The lineup of songs includes many deep cuts, bombastic hits, including “Brave,” and fresh songs from her 2019 studio record (also called Amidst the Chaos). Such moments as “Brave,” as well as “Armor” and “Miss Simone,” pound the heartstrings in ways wholly unexpected and unavoidably cathartic. Art, as it frequently does, slips into social and cultural movements and erupts as symbols of reckoning, accountability, and self-reflection.

“I’m of the mindset, and I think a lot of artists do it, it’s sort of like it never really belongs to any of us. So, sometimes you find yourself in the song, and you learn as much from that song as a listener might. ‘Brave’ was a very intimate song when I wrote it─from a letter, basically from me to a dear friend. And then it took on a bigger meaning, and then, as time and cultural events have unfolded and politics have changed those same words that meant one thing, [they] take on an entirely different meaning. I think that’s part of what is so miraculous about music, anyway, the majesty of the fact that words take on new meanings, depending on the context and that we’re all kind of just going along for the ride.”

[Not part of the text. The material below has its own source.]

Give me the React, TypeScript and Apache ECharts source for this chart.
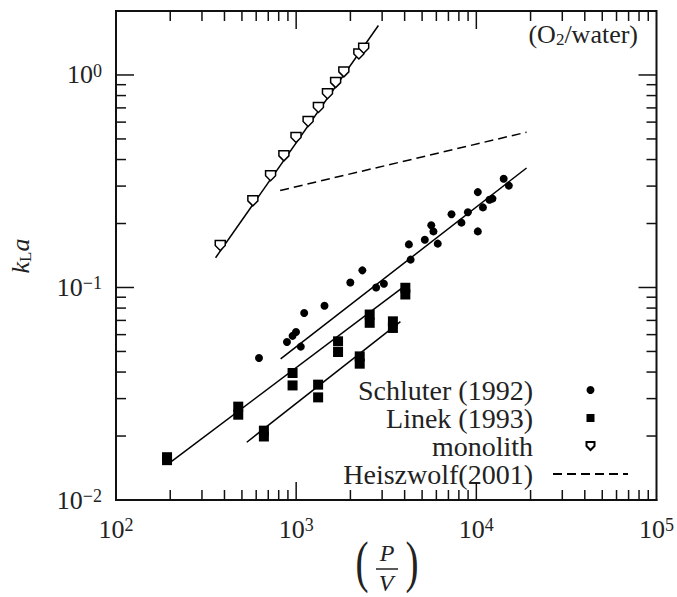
import { useEffect, useRef, useState } from 'react';
import * as echarts from 'echarts';

// ---- data ----
const schluterX = [622, 889, 955, 998, 1061, 1108, 1436, 1998, 2330, 2779, 3069, 4223, 4317, 5177, 5622, 5780, 6107, 7283, 8266, 8978, 10188, 10188, 10884, 11820, 12290, 14180, 15150];
const schluterY = [0.0466, 0.0554, 0.0592, 0.0617, 0.0527, 0.0758, 0.082, 0.1055, 0.1204, 0.1, 0.1042, 0.1595, 0.1352, 0.1677, 0.1962, 0.1836, 0.1608, 0.2212, 0.2019, 0.2258, 0.2811, 0.1836, 0.2382, 0.2588, 0.262, 0.3249, 0.3016];

const linekX = [192, 192, 477, 477, 955, 955, 1708, 1708, 2559, 2559, 4036, 4036, 662, 662, 1324, 1324, 2253, 2253, 3443, 3443];
const linekY = [0.0159, 0.0154, 0.0275, 0.0252, 0.0396, 0.0346, 0.0558, 0.0497, 0.0746, 0.0682, 0.0997, 0.0927, 0.0212, 0.0199, 0.0349, 0.0304, 0.0474, 0.0438, 0.0693, 0.0645];

const monolithX = [379, 575, 721, 855, 998, 1165, 1329, 1492, 1656, 1839, 2228, 2370];
const monolithY = [0.1575, 0.2556, 0.3357, 0.4164, 0.5076, 0.604, 0.7036, 0.8165, 0.9207, 1.034, 1.255, 1.336];

const heiszwolfX = [815, 19000];
const heiszwolfY = [0.286, 0.538];

const fitLinekUpperX = [195, 4150];
const fitLinekUpperY = [0.0148, 0.104];
const fitLinekLowerX = [532, 3790];
const fitLinekLowerY = [0.0187, 0.0691];
const fitSchluterX = [820, 19000];
const fitSchluterY = [0.0461, 0.365];
const fitMonolithX = [357, 2860];
const fitMonolithY = [0.138, 1.71];

const xMin = 100;
const xMax = 100000;
const yMin = 0.01;
const yMax = 2;
const xMajorTicks = [1000, 10000];
const xMinorTicks = [200, 300, 400, 500, 600, 700, 800, 900, 2000, 3000, 4000, 5000, 6000, 7000, 8000, 9000, 20000, 30000, 40000, 50000, 60000, 70000, 80000, 90000];
const yMajorTicks = [0.1, 1];
const yMinorTicks = [0.02, 0.03, 0.04, 0.05, 0.06, 0.07, 0.08, 0.09, 0.2, 0.3, 0.4, 0.5, 0.6, 0.7, 0.8, 0.9];

const legendNames = ['Schluter (1992)', 'Linek (1993)', 'monolith', 'Heiszwolf(2001)'];

const FONT = 'Liberation Serif';
const TXT = '#222';
const AX = '#111';

const pairs = (xs: number[], ys: number[]) => xs.map((x, i) => [x, ys[i]]);

const fmt = (v: number) => {
  const e = Math.round(Math.log10(v));
  return `{b|10}{s|${e < 0 ? '\u2212' + Math.abs(e) : e}}`;
};

export default function App() {
  const ref = useRef<HTMLDivElement>(null);
  const [err, setErr] = useState('');
  useEffect(() => {
    if (!ref.current) return;
    const chart = echarts.init(ref.current, null, { renderer: 'svg' });
    try {
      const fitLine = (xs: number[], ys: number[]) => ({
        type: 'line',
        data: pairs(xs, ys),
        symbol: 'none',
        showSymbol: false,
        lineStyle: { color: '#000', width: 1.5 },
        silent: true,
        z: 2,
      });
      const labelRich = {
        b: { fontFamily: FONT, fontSize: 26, color: TXT, lineHeight: 26 },
        s: { fontFamily: FONT, fontSize: 18, color: TXT, lineHeight: 16, verticalAlign: 'top' },
      };
      chart.setOption({
        animation: false,
        backgroundColor: '#fff',
        grid: { left: 116, right: 19, top: 11, bottom: 97, show: true, borderColor: AX, borderWidth: 2, backgroundColor: 'transparent' },
        xAxis: {
          type: 'log',
          min: xMin,
          max: xMax,
          axisLine: { show: true, onZero: false, lineStyle: { color: AX, width: 2 } },
          axisTick: { show: false },
          splitLine: { show: false },
          axisLabel: { formatter: fmt, fontFamily: FONT, fontSize: 26, color: TXT, margin: 16, rich: labelRich },
        },
        yAxis: {
          type: 'log',
          min: yMin,
          max: yMax,
          axisLine: { show: true, onZero: false, lineStyle: { color: AX, width: 2 } },
          axisTick: { show: false },
          splitLine: { show: false },
          axisLabel: { formatter: fmt, fontFamily: FONT, fontSize: 26, color: TXT, margin: 14, showMaxLabel: false, rich: labelRich },
        },
        legend: {
          data: legendNames,
          orient: 'vertical',
          align: 'right',
          right: 43,
          top: 371,
          itemWidth: 75,
          itemHeight: 8,
          itemGap: 0,
          selectedMode: false,
          textStyle: { fontFamily: FONT, fontSize: 28, color: TXT, lineHeight: 27.5, padding: [0, 15, 0, 0] },
        },
        series: [
          fitLine(fitLinekUpperX, fitLinekUpperY),
          fitLine(fitLinekLowerX, fitLinekLowerY),
          fitLine(fitSchluterX, fitSchluterY),
          fitLine(fitMonolithX, fitMonolithY),
          {
            type: 'line',
            name: legendNames[3],
            data: pairs(heiszwolfX, heiszwolfY),
            symbol: 'none',
            showSymbol: false,
            lineStyle: { color: '#000', width: 1.5, type: [9, 5] },
            itemStyle: { color: '#000', opacity: 0 },
            silent: true,
            z: 2,
          },
          {
            type: 'scatter',
            name: legendNames[0],
            data: pairs(schluterX, schluterY),
            symbol: 'circle',
            symbolSize: 8,
            itemStyle: { color: '#000', opacity: 1 },
            silent: true,
            z: 3,
          },
          {
            type: 'scatter',
            name: legendNames[1],
            data: pairs(linekX, linekY),
            symbol: 'path://M0,0H10V10H0Z',
            symbolSize: 10,
            itemStyle: { color: '#000', opacity: 1 },
            silent: true,
            z: 3,
          },
          {
            type: 'scatter',
            name: legendNames[2],
            data: pairs(monolithX, monolithY),
            symbol: 'path://M0,0L10,0L10,5L5,10L0,5Z',
            symbolSize: 10,
            itemStyle: { color: '#fff', borderColor: '#000', borderWidth: 1.5, opacity: 1 },
            silent: true,
            z: 4,
          },
        ],
      });

      // ticks on all four sides, placed through the axes' own scales
      const px = (v: number) => chart.convertToPixel({ xAxisIndex: 0 }, v) as number;
      const py = (v: number) => chart.convertToPixel({ yAxisIndex: 0 }, v) as number;
      const bY = py(yMin);
      const tY = py(yMax);
      const lX = px(xMin);
      const rX = px(xMax);
      const els: any[] = [];
      const addX = (v: number, len: number) => {
        const x = px(v);
        els.push({ type: 'line', z: 10, shape: { x1: x, y1: bY, x2: x, y2: bY - len }, style: { stroke: AX, lineWidth: 1.5 } });
        els.push({ type: 'line', z: 10, shape: { x1: x, y1: tY, x2: x, y2: tY + len }, style: { stroke: AX, lineWidth: 1.5 } });
      };
      const addY = (v: number, len: number) => {
        const y = py(v);
        els.push({ type: 'line', z: 10, shape: { x1: lX, y1: y, x2: lX + len, y2: y }, style: { stroke: AX, lineWidth: 1.5 } });
        els.push({ type: 'line', z: 10, shape: { x1: rX, y1: y, x2: rX - len, y2: y }, style: { stroke: AX, lineWidth: 1.5 } });
      };
      xMajorTicks.forEach((v) => addX(v, 18));
      xMinorTicks.forEach((v) => addX(v, 10));
      yMajorTicks.forEach((v) => addY(v, 18));
      yMinorTicks.forEach((v) => addY(v, 10));

      chart.setOption({
        graphic: [
          ...els,
          {
            type: 'text',
            x: 20,
            y: 256,
            rotation: Math.PI / 2,
            style: {
              text: '{k|k}{L|L}{a|a}',
              textAlign: 'center',
              textVerticalAlign: 'middle',
              fontFamily: FONT,
              fontSize: 26,
              fill: TXT,
              rich: {
                k: { fontFamily: FONT, fontSize: 26, fontStyle: 'italic', fill: TXT, lineHeight: 28 },
                L: { fontFamily: FONT, fontSize: 17, fill: TXT, lineHeight: 18, verticalAlign: 'bottom' },
                a: { fontFamily: FONT, fontSize: 26, fontStyle: 'italic', fill: TXT, lineHeight: 28 },
              },
            },
          },
          {
            type: 'text',
            x: 638,
            y: 20,
            style: {
              text: '{t|(O}{s|2}{t|/water)}',
              textAlign: 'right',
              textVerticalAlign: 'top',
              fontFamily: FONT,
              fontSize: 26,
              fill: TXT,
              rich: {
                t: { fontFamily: FONT, fontSize: 26, fill: TXT, lineHeight: 28 },
                s: { fontFamily: FONT, fontSize: 17, fill: TXT, lineHeight: 18, verticalAlign: 'bottom' },
              },
            },
          },
          { type: 'text', x: 362, y: 562, scaleX: 0.7, style: { text: '(', fontFamily: FONT, fontSize: 56, fill: TXT, textAlign: 'center', textVerticalAlign: 'middle' } },
          { type: 'text', x: 412, y: 562, scaleX: 0.7, style: { text: ')', fontFamily: FONT, fontSize: 56, fill: TXT, textAlign: 'center', textVerticalAlign: 'middle' } },
          { type: 'text', x: 387, y: 553, style: { text: 'P', fontFamily: FONT, fontSize: 24, fontStyle: 'italic', fill: TXT, textAlign: 'center', textVerticalAlign: 'middle' } },
          { type: 'line', shape: { x1: 376, y1: 569, x2: 398, y2: 569 }, style: { stroke: TXT, lineWidth: 1.5 } },
          { type: 'text', x: 386, y: 583, style: { text: 'V', fontFamily: FONT, fontSize: 24, fontStyle: 'italic', fill: TXT, textAlign: 'center', textVerticalAlign: 'middle' } },
        ],
      });
    } catch (e: any) {
      setErr(String(e && e.message ? e.message : e));
    }
    return () => chart.dispose();
  }, []);
  return (
    <div>
      <div ref={ref} style={{ position: 'absolute', left: 0, top: 0, width: 677, height: 597 }} />
      {err ? <div style={{ position: 'absolute', left: 130, top: 100, fontSize: 10, color: 'red' }}>{err}</div> : null}
    </div>
  );
}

The evening before our call, Bareilles attended an event that reminded her exactly what she had missed most: “shaking someone’s hand,” she says. “Everyone had to be vaccinated and show proof of vaccination to be there. So, we were all very safe. I realized I really missed human contact. I’m a hugger. I’m a touchy feely person anyway. I’m only just now realizing how kind of deprived that part of myself has become. I missed people so much.”

She also performed for the first time since that cold November day at the Hollywood Bowl. Full circle doesn’t even begin to describe her experience. “I forgot how much you receive being on stage. I always think the audience is there to receive what we give from being on stage. But as an artist, the act of offering is actually an act of receiving because we get so much from the audience. They have no idea sometimes how powerful they are. And so it was just a reminder [that] my soul is fed by playing live music for people.”

Nearly 20 years ago, upon graduating from UCLA, Bareilles hit the club circuit, performing wherever she could and slowly building a loyal audience, grassroots style. Live performance is intrinsically tied to her art─feeding her craft across six studio records, from her 2004 independently-released debut to her latest major label offering. She craves the stage, and her blooming audience craves her words. “It’s like the Rubik’s Cube,” she offers. “I feel lucky that I was an artist who really got started grassroots and did a lot of trying out new songs for an audience. It was really informative, and it tells you what’s speaking to them and what isn’t. I try not to let that get too much in the way and write too many up tempo songs. I’m a little bit more of a balladeer, by nature. You want to find the balance there.”

In taking stock of her own life over the last year, as well as her own blind spots when it comes to representation and inclusiveness within the industry, she hopes the general populous have uncovered “a willingness to pay attention to each other, and to pay attention to who is not in the room and why they aren’t there,” she says, “and how we can be active agents of change, to make musical spaces, staged spaces, crew spaces, audience spaces, a more diverse and inclusive expression of the world.”